Starting at the first line of the data, print each line verbatim up to and including the line bearing "fig = plt.figure(figsize=(W", omitting pictures.

Data lines
____________________

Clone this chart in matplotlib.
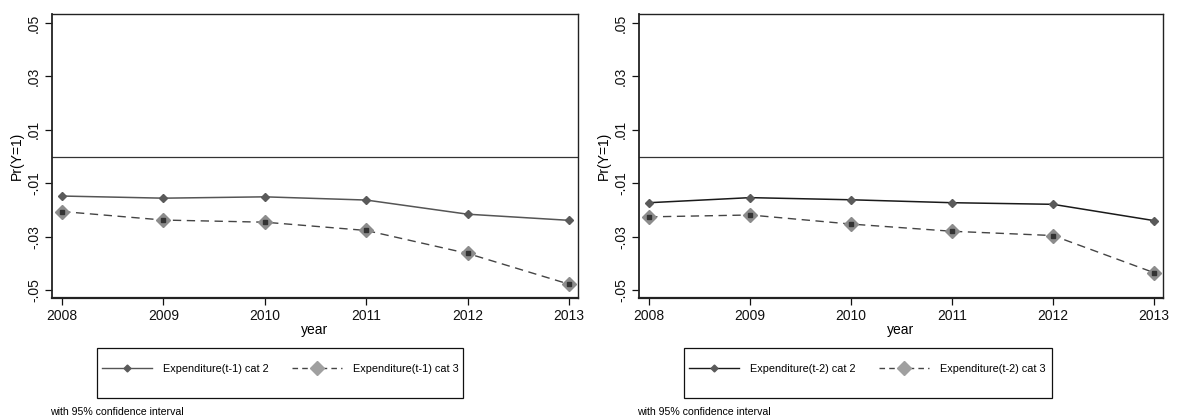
import matplotlib
matplotlib.use("Agg")
import matplotlib.pyplot as plt
from matplotlib.lines import Line2D
from matplotlib.patches import Rectangle

plt.rcParams['font.family'] = ['Liberation Sans', 'DejaVu Sans']

years = [2008, 2009, 2010, 2011, 2012, 2013]
ytick_vals = [-0.05, -0.03, -0.01, 0.01, 0.03, 0.05]
ytick_labels = ["-.05", "-.03", "-.01", ".01", ".03", ".05"]

# lag 1 expenditure effects
lag1_cat2 = [-0.0148, -0.0156, -0.0151, -0.0163, -0.0216, -0.0239]
lag1_cat3 = [-0.0206, -0.0238, -0.0246, -0.0277, -0.0363, -0.0478]
# lag 2 expenditure effects
lag2_cat2 = [-0.0173, -0.0154, -0.0162, -0.0173, -0.0179, -0.0240]
lag2_cat3 = [-0.0226, -0.0219, -0.0253, -0.0280, -0.0296, -0.0435]

panels = [
    dict(cat2=lag1_cat2, cat3=lag1_cat3, lab2="Expenditure(t-1) cat 2",
         lab3="Expenditure(t-1) cat 3", ax_px=(52, 578), leg_px=(97, 463),
         line2="#555555"),
    dict(cat2=lag2_cat2, cat3=lag2_cat3, lab2="Expenditure(t-2) cat 2",
         lab3="Expenditure(t-2) cat 3", ax_px=(639, 1163), leg_px=(684, 1052),
         line2="#1a1a1a"),
]

W, H = 1177, 417
fig = plt.figure(figsize=(W / 100, H / 100), dpi=100)

def fx(px):
    return px / W

def fy(py):
    return 1 - py / H

for p in panels:
    x0, x1 = p["ax_px"]
    ax = fig.add_axes([fx(x0), fy(298), fx(x1 - x0), fy(14) - fy(298)])
    ax.set_xlim(2007.9, 2013.09)
    ax.set_ylim(-0.053, 0.0534)
    ax.axhline(0, color="#333333", lw=0.9, zorder=1)

    ax.plot(years, p["cat2"], color=p["line2"], lw=1.1, zorder=3)
    ax.plot(years, p["cat2"], ls="none", marker="D", ms=4, color="#5a5a5a",
            mec="#5a5a5a", zorder=4)
    ax.plot(years, p["cat3"], color="#444444", lw=1.0, ls=(0, (6, 4)), zorder=3)
    ax.plot(years, p["cat3"], ls="none", marker="D", ms=7, color="#8c8c8c",
            mec="#8c8c8c", zorder=4)
    ax.plot(years, p["cat3"], ls="none", marker="s", ms=3, color="#333333",
            zorder=5)

    ax.set_xticks(years)
    ax.set_xticklabels([str(y) for y in years], fontsize=10)
    ax.set_yticks(ytick_vals)
    ax.set_yticklabels(ytick_labels, fontsize=10, rotation=90, va="center")
    ax.tick_params(axis="both", direction="out", length=5, width=0.9,
                   colors="#111111", top=False, right=False)
    ax.tick_params(axis="x", pad=3)
    ax.tick_params(axis="y", pad=3)
    for s in ax.spines.values():
        s.set_color("#222222")
        s.set_linewidth(1.0)
    ax.spines["bottom"].set_linewidth(1.6)
    ax.spines["left"].set_linewidth(1.3)
    ax.set_xlabel("year", fontsize=10, labelpad=0)
    ax.set_ylabel("Pr(Y=1)", fontsize=10, labelpad=2)

    # legend frame and entries
    lx0, lx1 = p["leg_px"]
    fig.patches.append(Rectangle((fx(lx0), fy(398)), fx(lx1 - lx0), fy(348) - fy(398),
                                 transform=fig.transFigure, fill=False,
                                 ec="#111111", lw=0.9))
    h2 = Line2D([], [], color=p["line2"], lw=1.0, marker="D", ms=3.5,
                mfc="#5a5a5a", mec="#5a5a5a")
    h3 = Line2D([], [], color="#444444", lw=1.0, ls=(0, (4, 3)), marker="D",
                ms=7, mfc="#a0a0a0", mec="#a0a0a0")
    fig.legend([h2, h3], [p["lab2"], p["lab3"]], ncol=2, frameon=False,
               fontsize=7.8, handlelength=4.6, handletextpad=1.0,
               columnspacing=2.2, borderpad=0, borderaxespad=0,
               loc="center left",
               bbox_to_anchor=(fx(lx0 + 5), fy(369)))

    fig.text(fx(x0 - 2), fy(412), "with 95% confidence interval", fontsize=7.6,
             va="center", ha="left")

fig.savefig("out.png", dpi=100, facecolor="white")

____________________

Solution to the exercise
Clone this chart in matplotlib.
import matplotlib
matplotlib.use("Agg")
import matplotlib.pyplot as plt
from matplotlib.lines import Line2D
from matplotlib.patches import Rectangle

plt.rcParams['font.family'] = ['Liberation Sans', 'DejaVu Sans']

years = [2008, 2009, 2010, 2011, 2012, 2013]
ytick_vals = [-0.05, -0.03, -0.01, 0.01, 0.03, 0.05]
ytick_labels = ["-.05", "-.03", "-.01", ".01", ".03", ".05"]

# lag 1 expenditure effects
lag1_cat2 = [-0.0148, -0.0156, -0.0151, -0.0163, -0.0216, -0.0239]
lag1_cat3 = [-0.0206, -0.0238, -0.0246, -0.0277, -0.0363, -0.0478]
# lag 2 expenditure effects
lag2_cat2 = [-0.0173, -0.0154, -0.0162, -0.0173, -0.0179, -0.0240]
lag2_cat3 = [-0.0226, -0.0219, -0.0253, -0.0280, -0.0296, -0.0435]

panels = [
    dict(cat2=lag1_cat2, cat3=lag1_cat3, lab2="Expenditure(t-1) cat 2",
         lab3="Expenditure(t-1) cat 3", ax_px=(52, 578), leg_px=(97, 463),
         line2="#555555"),
    dict(cat2=lag2_cat2, cat3=lag2_cat3, lab2="Expenditure(t-2) cat 2",
         lab3="Expenditure(t-2) cat 3", ax_px=(639, 1163), leg_px=(684, 1052),
         line2="#1a1a1a"),
]

W, H = 1177, 417
fig = plt.figure(figsize=(W / 100, H / 100), dpi=100)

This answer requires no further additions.